Thought-provoking comments, as usual – thanks Glen.
Regarding the Burgess/Kubrick versions of A Clockwork Orange, aren’t films that have been adapted from serious novels disappointing on the whole, especially if the written text is linguistically inventive?
As that C.J. Dennis example shows, colloquial Australian speech had certainly developed a rich array of distinctive words and shades of meaning by the early 20th c. You may know the Dictionary of Australian Colloquialisms by G.A. Wilkes, to which I often refer. It quotes examples with dates, often taken from contemporary fiction.
My novel extends from the 1830s to 1890 (with gaps), its Australian chapters being mostly set in Perth and Fremantle, and yes – there was plenty of linguistic variation, particularly because of the influx (50s and 60s) of convicts who brought their speech patterns from many parts of Britain.
Speaking of disappointing cinema adaptations, it’s also been suggested to me that the really excellent adaptations come from novels that perhaps aren’t as well written as they might be. I can’t think of enough examples to really support this argument, but I always think of John Le Carre’s novels. I struggle with his prose style but I love the various mini-series the BBC did in the ‘seventies and ‘eighties. The characters and settings within that world of cold-war espionage make fascinating viewing – only the language lets them down from making fabulous novels as well.
Yes, Le Carré is an interesting case. Like you, I’m not drawn to his novels but the B&W movie of The Spy Who Came In From The Cold, starring Richard Burton, still packs a powerful punch after half a century.
Ian,
As a reader (and rather small-scale and unpublished writer) I have a clear sense of the balance between authenticity and heavy handedness that you refer to.
I have read, re-read and much enjoyed the Aubrey/Maturin series of novels by the late Patrick O’Brian. Part of their particular charm for me was always the balance they struck between convincing period dialogue and readability. Actually, their whole appeal to me lies in balance in various senses.
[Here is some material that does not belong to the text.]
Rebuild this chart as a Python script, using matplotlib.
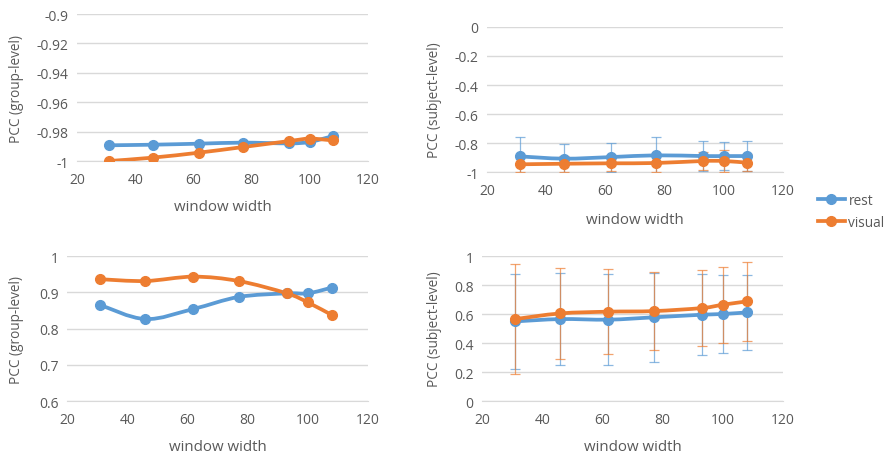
import matplotlib
matplotlib.use('Agg')
import matplotlib.pyplot as plt
from matplotlib.path import Path
from matplotlib.patches import PathPatch

plt.rcParams['font.family'] = ['Open Sans', 'DejaVu Sans']

# window widths (x)
window = [31, 46, 62, 77, 93, 100, 108]

# group-level PCC, first task pair (top left)
tl_rest = [-0.9893, -0.9889, -0.9882, -0.9875, -0.9880, -0.9870, -0.9830]
tl_visual = [-1.0000, -0.9977, -0.9943, -0.9905, -0.9864, -0.9848, -0.9860]

# subject-level PCC (top right) with error bars
tr_rest = [-0.892, -0.908, -0.897, -0.885, -0.890, -0.890, -0.890]
tr_rest_err = [0.133, 0.100, 0.100, 0.126, 0.104, 0.097, 0.104]
tr_visual = [-0.947, -0.943, -0.940, -0.938, -0.924, -0.924, -0.936]
tr_visual_err = [0.055, 0.055, 0.055, 0.060, 0.065, 0.075, 0.060]

# group-level PCC (bottom left)
bl_rest = [0.865, 0.826, 0.854, 0.887, 0.897, 0.897, 0.913]
bl_visual = [0.936, 0.931, 0.943, 0.931, 0.897, 0.872, 0.837]

# subject-level PCC (bottom right) with error bars
br_rest = [0.549, 0.565, 0.561, 0.577, 0.595, 0.600, 0.611]
br_rest_err = [0.325, 0.315, 0.315, 0.305, 0.280, 0.270, 0.260]
br_visual = [0.565, 0.604, 0.616, 0.620, 0.641, 0.664, 0.687]
br_visual_err = [0.380, 0.315, 0.295, 0.268, 0.265, 0.262, 0.270]

BLUE = '#5B9BD5'
ORANGE = '#ED7D31'
TXT = '#595959'
GRID = '#D9D9D9'
LW = 2.7
MS = 7


def smooth_path(xs, ys):
    # bezier curve through the points, like excel "smoothed line"
    n = len(xs)
    verts = [(xs[0], ys[0])]
    codes = [Path.MOVETO]
    for i in range(n - 1):
        i0 = max(i - 1, 0)
        i3 = min(i + 2, n - 1)
        c1 = (xs[i] + (xs[i + 1] - xs[i0]) / 6, ys[i] + (ys[i + 1] - ys[i0]) / 6)
        c2 = (xs[i + 1] - (xs[i3] - xs[i]) / 6, ys[i + 1] - (ys[i3] - ys[i]) / 6)
        verts += [c1, c2, (xs[i + 1], ys[i + 1])]
        codes += [Path.CURVE4] * 3
    return Path(verts, codes)


def draw_series(ax, ys, color, err=None):
    if err is not None:
        ax.errorbar(window, ys, yerr=err, fmt='none', ecolor=color, elinewidth=0.9,
                    capsize=3.5, capthick=0.9, alpha=0.7, zorder=3)
    ax.add_patch(PathPatch(smooth_path(window, ys), fill=False, edgecolor=color,
                           lw=LW, zorder=4, capstyle='round'))
    ax.plot(window, ys, 'o', color=color, ms=MS, zorder=5)


def style_axes(ax, ylim, yticks, ylabel, ylab_x, xlab_y):
    ax.set_xlim(20, 120)
    ax.set_ylim(*ylim)
    ax.set_xticks([20, 40, 60, 80, 100, 120])
    ax.set_yticks(yticks)
    ax.set_yticklabels([fmt(v) for v in yticks])
    ax.grid(axis='y', color=GRID, lw=1)
    ax.set_axisbelow(True)
    for s in ['top', 'right', 'left']:
        ax.spines[s].set_visible(False)
    ax.spines['bottom'].set_color(GRID)
    ax.tick_params(length=0, labelsize=10, colors=TXT)
    ax.tick_params(axis='x', pad=8)
    ax.tick_params(axis='y', pad=6)
    ax.set_xlabel('window width', fontsize=10.8, color=TXT)
    ax.set_ylabel(ylabel, fontsize=9.8, color=TXT)
    ax.yaxis.set_label_coords(ylab_x, 0.5)
    ax.xaxis.set_label_coords(0.5, xlab_y)
    for t in ax.get_xticklabels() + ax.get_yticklabels():
        t.set_clip_on(False)


def fmt(v):
    s = ('%.2f' % v).rstrip('0').rstrip('.')
    return '0' if s in ('-0', '0') else s


fig = plt.figure(figsize=(8.88, 4.56), dpi=100)

ax1 = fig.add_axes([0.0867, 0.6447, 0.3277, 0.3224])
draw_series(ax1, tl_rest, BLUE)
draw_series(ax1, tl_visual, ORANGE)
style_axes(ax1, (-1.0, -0.9), [-1.0, -0.98, -0.96, -0.94, -0.92, -0.9],
           'PCC (group-level)', -0.182, -0.26)

ax2 = fig.add_axes([0.5484, 0.6206, 0.3333, 0.318])
draw_series(ax2, tr_rest, BLUE, tr_rest_err)
draw_series(ax2, tr_visual, ORANGE, tr_visual_err)
style_axes(ax2, (-1.0, 0.0), [-1.0, -0.8, -0.6, -0.4, -0.2, 0.0],
           'PCC (subject-level)', -0.152, -0.275)

ax3 = fig.add_axes([0.0755, 0.1184, 0.339, 0.318])
draw_series(ax3, bl_rest, BLUE)
draw_series(ax3, bl_visual, ORANGE)
style_axes(ax3, (0.6, 1.0), [0.6, 0.7, 0.8, 0.9, 1.0], 'PCC (group-level)',
           -0.143, -0.265)

ax4 = fig.add_axes([0.5428, 0.1184, 0.339, 0.318])
draw_series(ax4, br_rest, BLUE, br_rest_err)
draw_series(ax4, br_visual, ORANGE, br_visual_err)
style_axes(ax4, (0.0, 1.0), [0.0, 0.2, 0.4, 0.6, 0.8, 1.0], 'PCC (subject-level)',
           -0.133, -0.265)

# shared legend on the right
h_rest, = ax4.plot([], [], '-o', color=BLUE, lw=LW, ms=MS)
h_vis, = ax4.plot([], [], '-o', color=ORANGE, lw=LW, ms=MS)
leg = fig.legend([h_rest, h_vis], ['rest', 'visual'], loc='center left',
                 bbox_to_anchor=(0.921, 0.534), frameon=False, fontsize=9.8,
                 handlelength=2.0, handletextpad=0.25, labelspacing=0.5,
                 borderpad=0, borderaxespad=0)
for t in leg.get_texts():
    t.set_color(TXT)

fig.savefig('out.png', dpi=100)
They combine drama, action, humour and deft characterisation all into one enjoyable whole.
In another realm which I explore, that of typeface design, balance and subtlety are also important- the balance between a subtle design with period influences, and out and out heavy handedness. Not to say that indulging in the latter ow and then can’t be a bit of fun…
Yes, O’Brian’s books exemplify some of the challenges of finding an appropriate language for stories set in the past – particularly, in that case, the need to achieve verisimilitude in depicting life at sea in the days of sail. In my next novel there are several characters who make their way from England to WA in the mid-19thc (some decades later than the Aubrey-Maturin period), and I had to do a fair bit of careful research into the nature of voyages at that time, including shipboard language.